Tuesday, March 20, 2012

love song


So this came out in 2006 or 2007 in a book called "Force in the Flesh."  It was a collection of photos and biographies of people with Star Wars tattoos.  Heath and I were lucky enough to be featured in the book... and we were the only couple to share a page.  Just wanted to memorialize it here on my blog...  This isn't a revelation because it's something that I've known since I met him:  I am beyond blessed to have met and married Heath Williamson.  We were living 350 miles apart when we met and the Lord orchestrated our meeting.  He is a "Wild at Heart" kinda guy... and I kinda dig it.

From Force in the Flesh by Shane Turgoen: 
Rarely do you find a marriage in which both partners share a common interest in Star Wars. Rarer still is finding a couple who love the saga enough to tattoo themselves in related imagery.. That's just what Heath and Buffy Williamson have done with their theamed Clone Wars tattoos. When the acclaimed animated Clone Wars micro-series began airing, Heath and Buffy found themselves drawn to its rich and unique animation style. Heath was particularly taken by how Yoda was portrayed and it was the strong portrayal of the female Jedi that Buffy found most appealing. By the time they were done, Heath's plan for a simple animated Yoda tattoo soon turned into an entire Clone Wars half sleeve and Buffy had images of several female Jedi tattooed on her arm. Heath is also an avid collector of Star Wars memorabilia, everything from vintage and modern action figures to prop replicas and statues. He considers his tattoos to be a unique part of his collection that he can take with him wherever he goes. Since the completion of his half sleeve, Heath has added stylistic tattoos of a Jawa and an Ewok to his tattoo collection and has plans for additional Star Wars tattoo designs. In the meantime, both he and Buffy continue to share in their love of Star Wars and more importantly, their love of each other.

Saturday, March 10, 2012

what I want my son(s) to learn

I am just days away from delivering my second son.  As my church, Christ Community, has had several years of a program we affectionately call Man School, many American ideals are being challenged... and in a good way... actually, a great way.  So while Heath was reading through "Wild at Heart," I just had to pick it up too.  It scared me a bit, to tell the truth.  But I realized a lot that I needed to make sure to do with my sons.  The last thing that I want to do is have the apron string twisted around my sweet boy's neck as he struggles against us to try out his wings.  I have the scissors ready to cut the apron strings when it's time...

I just read a blog about "15 things a mom should teach her son."  While I agreed with half of them, I decided to make my own list of what I want my sons to know as they grow up.

1.  Having a relationship with God is the most important relationship you could ever have- learn to pray, learn to listen to the Lord - you will be alright... and you will learn that I am strict with you and work so hard to make you listen to me, because if you can't listen to me (with a physical voice), you will never learn to listen to the Voice of the Lord when He speaks to you.

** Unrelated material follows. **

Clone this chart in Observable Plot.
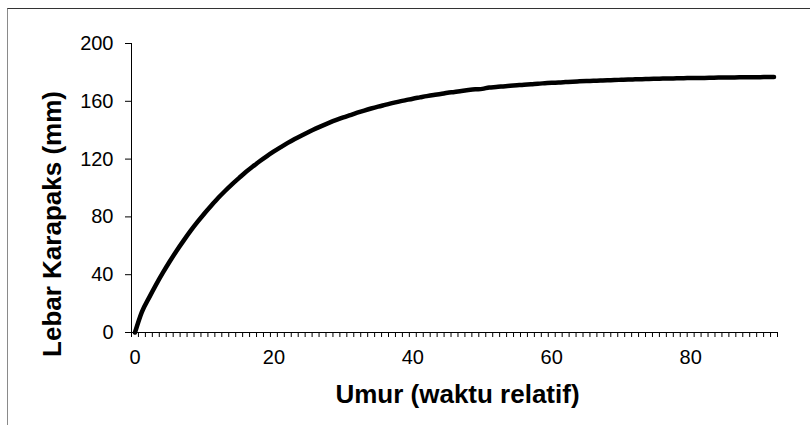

2.  You can do anything you set your mind to do.  Never listen to anyone who says you can't.  Just for kicks and giggles, show them you can.... but don't be afraid of the failure that might follow - and don't NOT try something because you are too afraid to fail.

3.  How to clean a house- including doing your own laundry and cleaning the toilets.

4.  basic mechanic work on a car

5.  how to ask for help

6.  Respect- there will come a day when your are no longer required to listen to me- until that point, you have to respect the rules that I have in place... I have a good reason for the rules I lay down.  And I will be happy to explain my reasoning... learn to respect others, learn to respect yourself.

7.  doing drugs is stupid... hooking up with a girl before you are married is something you will regret... getting drunk in public is dangerous -- dying your hair, wearing stupid clothes, piercing your ears, even tattoos are reversible... if you do something stupid, make sure the consequences are reversible.... and go to a reputable tattoo place if you are going to do any of that...

8.  don't do what everybody else is doing... blaze your own trail... dare to be different.

9.  do the right thing... always.

10.  don't be afraid of your feelings... God isn't... you shouldn't be either.

11. learn to play an instrument... paint a picture... listen to all genres of music -- be a little cultured.

12.  travel - you can learn a lot of important adaptive and problem solving skills when you travel.

13.  use some common sense... think things through before you do it and think about the consequences.

14.  I know that the brain is not fully developed until one is 21 years of age... up until that point, there will be things that I don't want you to do that your friends' parents are letting them do... so when you are off my insurance, you can decide what to do with your body... up to that point, I am responsible for you and I will not face the Lord and the first thing He says to me is "why did you let that happen to him?"  Refer to #6 and #7.

15.  never doubt that I love you.  Never.  second-guess that fact.